**** Dataset ****

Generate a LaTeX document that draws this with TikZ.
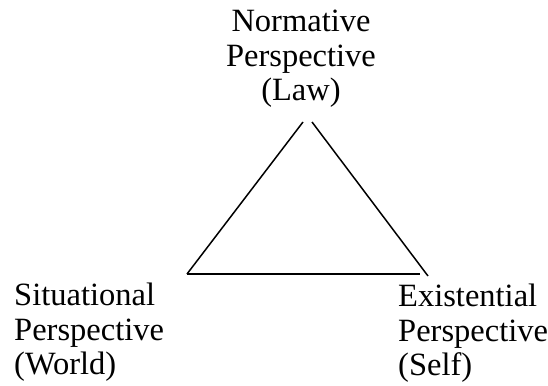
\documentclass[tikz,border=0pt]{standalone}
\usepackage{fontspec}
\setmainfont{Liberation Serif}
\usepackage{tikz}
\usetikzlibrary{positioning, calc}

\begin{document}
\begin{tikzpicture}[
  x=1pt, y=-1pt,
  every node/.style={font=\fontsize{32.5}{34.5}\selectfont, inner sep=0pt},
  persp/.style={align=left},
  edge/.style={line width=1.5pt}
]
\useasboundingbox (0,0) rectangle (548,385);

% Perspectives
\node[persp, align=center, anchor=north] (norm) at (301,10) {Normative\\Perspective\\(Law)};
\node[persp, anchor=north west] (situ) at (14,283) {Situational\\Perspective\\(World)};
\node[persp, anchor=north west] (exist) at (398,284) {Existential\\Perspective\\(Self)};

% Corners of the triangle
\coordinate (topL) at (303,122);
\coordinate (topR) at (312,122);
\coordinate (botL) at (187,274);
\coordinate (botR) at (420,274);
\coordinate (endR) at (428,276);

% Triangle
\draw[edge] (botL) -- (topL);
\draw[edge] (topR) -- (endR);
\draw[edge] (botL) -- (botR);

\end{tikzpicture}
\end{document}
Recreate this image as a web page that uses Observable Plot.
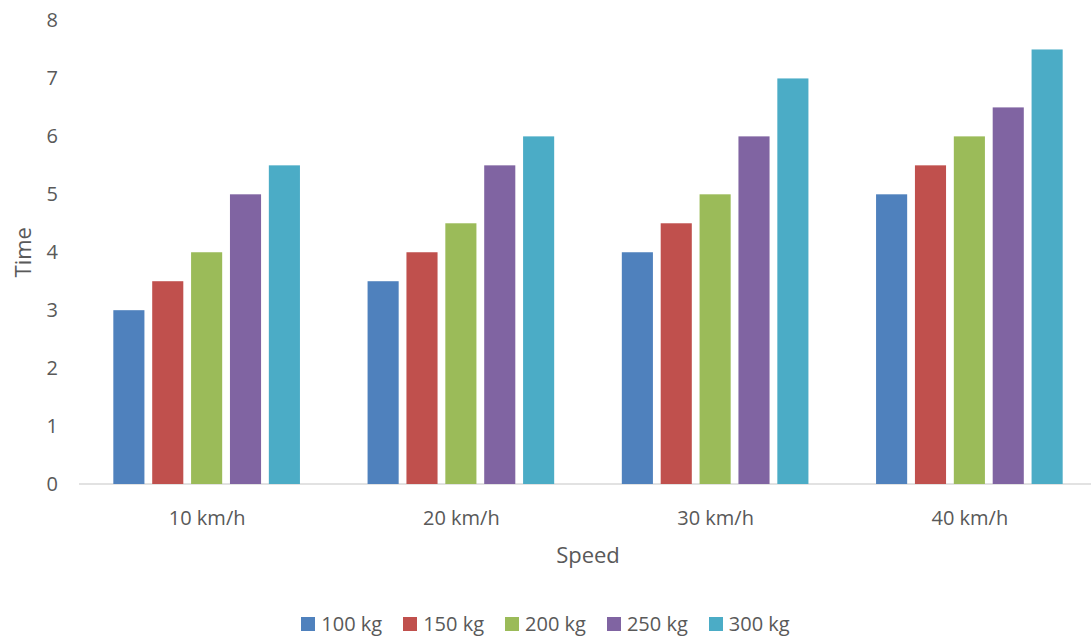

****

◆ **Written problem**
Your task is to return the entries above exactly, with no pictures.

◆ **Output of the exercise**
Generate a LaTeX document that draws this with TikZ.
\documentclass[tikz,border=0pt]{standalone}
\usepackage{fontspec}
\setmainfont{Liberation Serif}
\usepackage{tikz}
\usetikzlibrary{positioning, calc}

\begin{document}
\begin{tikzpicture}[
  x=1pt, y=-1pt,
  every node/.style={font=\fontsize{32.5}{34.5}\selectfont, inner sep=0pt},
  persp/.style={align=left},
  edge/.style={line width=1.5pt}
]
\useasboundingbox (0,0) rectangle (548,385);

% Perspectives
\node[persp, align=center, anchor=north] (norm) at (301,10) {Normative\\Perspective\\(Law)};
\node[persp, anchor=north west] (situ) at (14,283) {Situational\\Perspective\\(World)};
\node[persp, anchor=north west] (exist) at (398,284) {Existential\\Perspective\\(Self)};

% Corners of the triangle
\coordinate (topL) at (303,122);
\coordinate (topR) at (312,122);
\coordinate (botL) at (187,274);
\coordinate (botR) at (420,274);
\coordinate (endR) at (428,276);

% Triangle
\draw[edge] (botL) -- (topL);
\draw[edge] (topR) -- (endR);
\draw[edge] (botL) -- (botR);

\end{tikzpicture}
\end{document}
Recreate this image as a web page that uses Observable Plot.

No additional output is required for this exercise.